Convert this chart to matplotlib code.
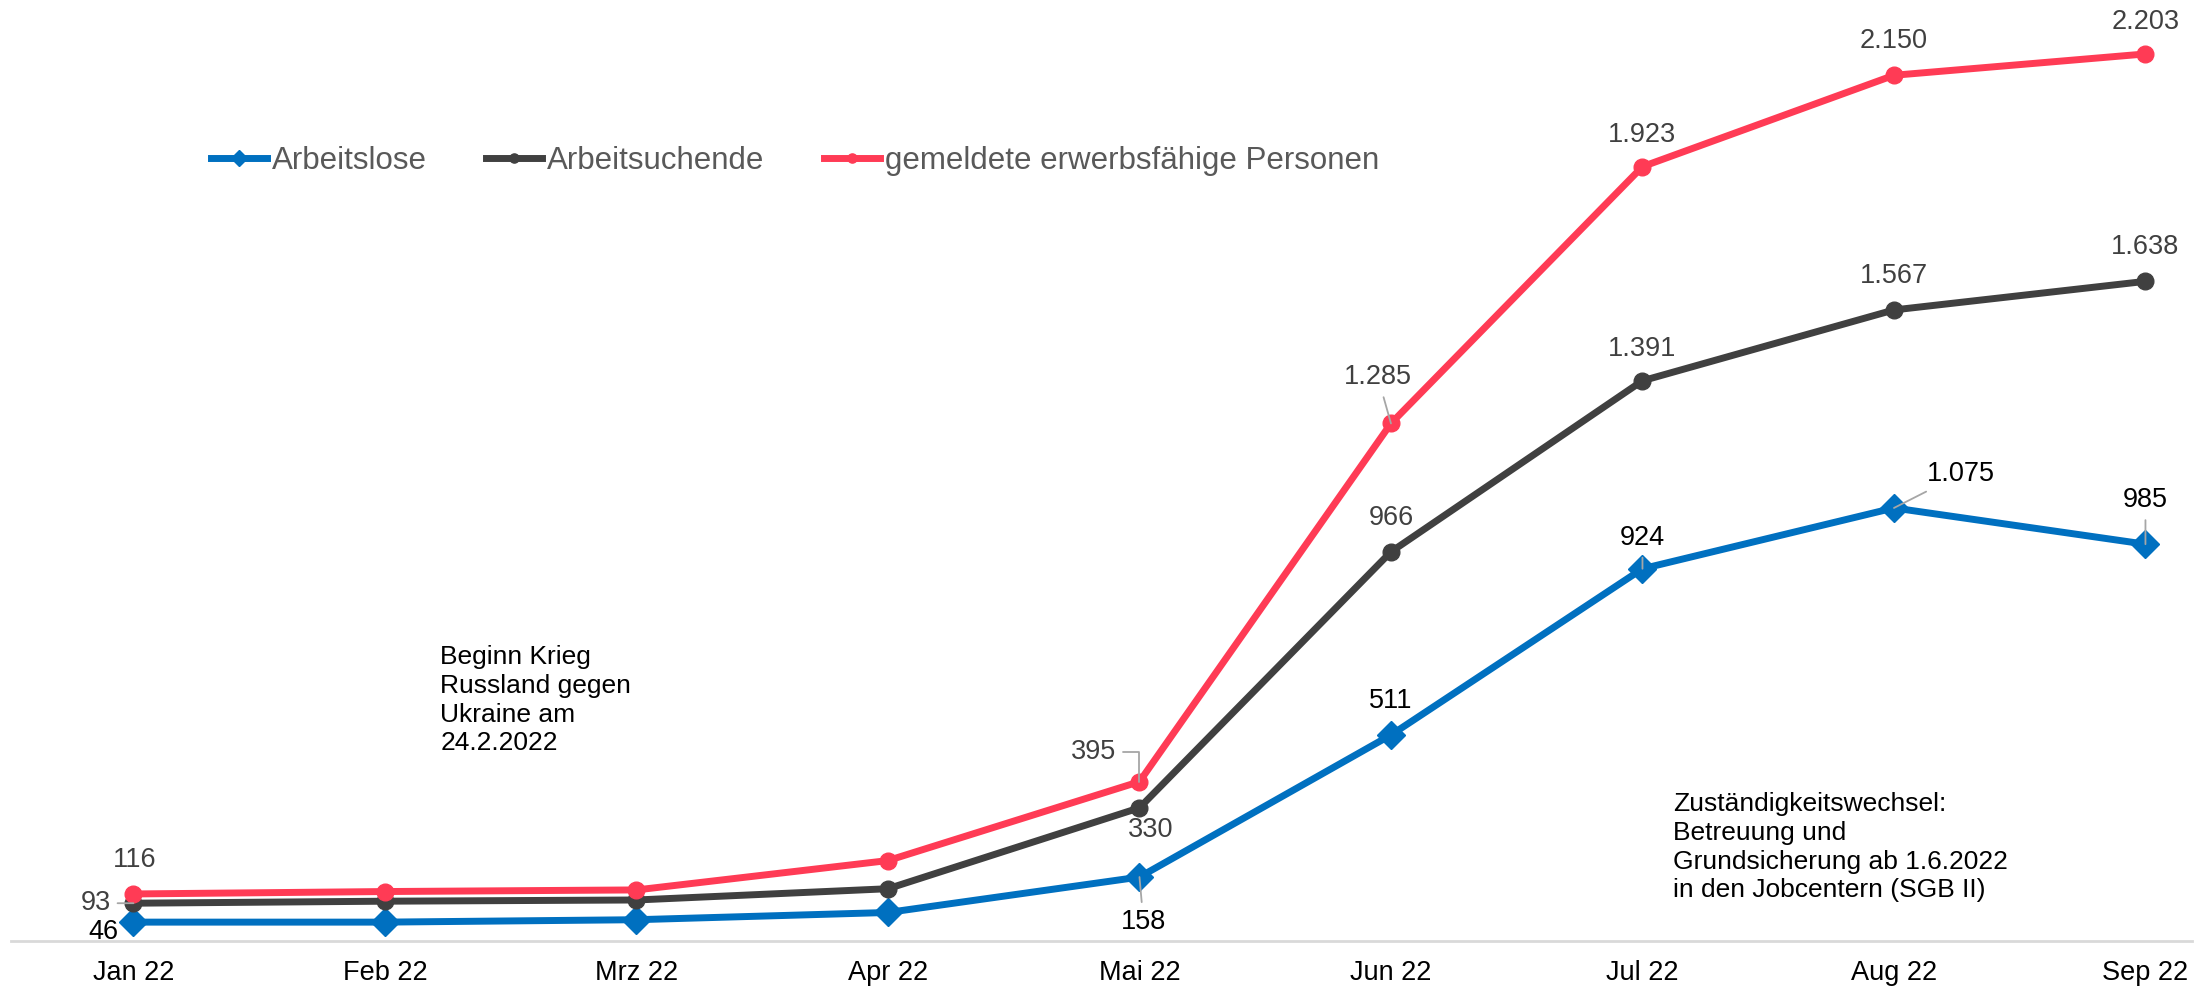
import matplotlib.pyplot as plt

plt.rcParams['font.family'] = ['Liberation Sans', 'DejaVu Sans']

months = ['Jan 22', 'Feb 22', 'Mrz 22', 'Apr 22', 'Mai 22', 'Jun 22', 'Jul 22', 'Aug 22', 'Sep 22']
arbeitslose = [46, 46, 52, 70, 158, 511, 924, 1075, 985]
arbeitsuchende = [93, 98, 101, 129, 330, 966, 1391, 1567, 1638]
gemeldete = [116, 122, 126, 199, 395, 1285, 1923, 2150, 2203]

# which points get a label, and where (offset in pixels, leader line or not)
lab_blue = {0: (-30, -10, False), 4: (4, -45, True), 5: (0, 34, False), 6: (0, 31, True),
            7: (67, 34, True), 8: (0, 44, True)}
lab_gray = {0: (-38, 0, True), 4: (11, -22, False), 5: (0, 34, False), 6: (0, 32, False),
            7: (0, 34, False), 8: (0, 34, False)}
lab_red = {0: (1, 34, False), 4: (-46, 30, True), 5: (-13, 46, True), 6: (0, 32, False),
           7: (0, 34, False), 8: (0, 32, False)}

blue = '#0070C0'
gray = '#404040'
red = '#FF3B55'


def fmt(v):
    return f'{v:,}'.replace(',', '.')


fig = plt.figure(figsize=(22.03, 9.86), dpi=100)
ax = fig.add_axes([0.005, 0.046, 0.99, 0.954])
x = list(range(len(months)))

ax.plot(x, arbeitslose, color=blue, lw=5, marker='D', ms=14.5, label='Arbeitslose', zorder=3)
ax.plot(x, arbeitsuchende, color=gray, lw=5, marker='o', ms=12, label='Arbeitsuchende', zorder=3)
ax.plot(x, gemeldete, color=red, lw=5, marker='o', ms=12, label='gemeldete erwerbsfähige Personen', zorder=3)


def put_labels(vals, labs, tcol):
    for i, (dx, dy, lead) in labs.items():
        props = None
        if lead:
            props = dict(arrowstyle='-', color='#A6A6A6', lw=1.3, shrinkA=3, shrinkB=0)
            if i == 4 and vals is gemeldete:
                props['connectionstyle'] = 'angle,angleA=0,angleB=90,rad=0'
        ax.annotate(fmt(vals[i]), (i, vals[i]), xytext=(dx, dy), textcoords='offset pixels',
                    ha='center', va='center', fontsize=19.5, color=tcol, arrowprops=props, zorder=4)


put_labels(arbeitslose, lab_blue, 'black')
put_labels(arbeitsuchende, lab_gray, gray)
put_labels(gemeldete, lab_red, gray)

ax.text(1.22, 734, 'Beginn Krieg\nRussland gegen\nUkraine am\n24.2.2022', fontsize=19,
        va='top', ha='left', linespacing=1.25)
ax.text(6.12, 369, 'Zuständigkeitswechsel:\nBetreuung und\nGrundsicherung ab 1.6.2022\nin den Jobcentern (SGB II)',
        fontsize=19, va='top', ha='left', linespacing=1.25)

ax.set_xlim(-0.487, 8.185)
ax.set_ylim(0, 2337)
ax.set_xticks(x)
ax.set_xticklabels(months, fontsize=19.5)
ax.tick_params(axis='x', length=0, pad=14)
ax.set_yticks([])
for s in ['top', 'right', 'left']:
    ax.spines[s].set_visible(False)
ax.spines['bottom'].set_color('#D9D9D9')
ax.spines['bottom'].set_linewidth(2)

leg = ax.legend(loc='center left', bbox_to_anchor=(0.0885, 0.837), bbox_transform=fig.transFigure,
                ncol=3, frameon=False, fontsize=22.5, handlelength=1.8, handletextpad=0.15,
                columnspacing=1.9, borderpad=0, markerscale=0.55)
for t in leg.get_texts():
    t.set_color('#595959')

fig.savefig('out.png', dpi=100)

---

--- Aim of the exercise ---
Each line from the top of the material through the line containing "gemeldete = [116, 122, 126, 199, 395, 1285, 1923, 2150, 2203]" should be reproduced exactly; please drop any images.

--- Full solution ---
Convert this chart to matplotlib code.
import matplotlib.pyplot as plt

plt.rcParams['font.family'] = ['Liberation Sans', 'DejaVu Sans']

months = ['Jan 22', 'Feb 22', 'Mrz 22', 'Apr 22', 'Mai 22', 'Jun 22', 'Jul 22', 'Aug 22', 'Sep 22']
arbeitslose = [46, 46, 52, 70, 158, 511, 924, 1075, 985]
arbeitsuchende = [93, 98, 101, 129, 330, 966, 1391, 1567, 1638]
gemeldete = [116, 122, 126, 199, 395, 1285, 1923, 2150, 2203]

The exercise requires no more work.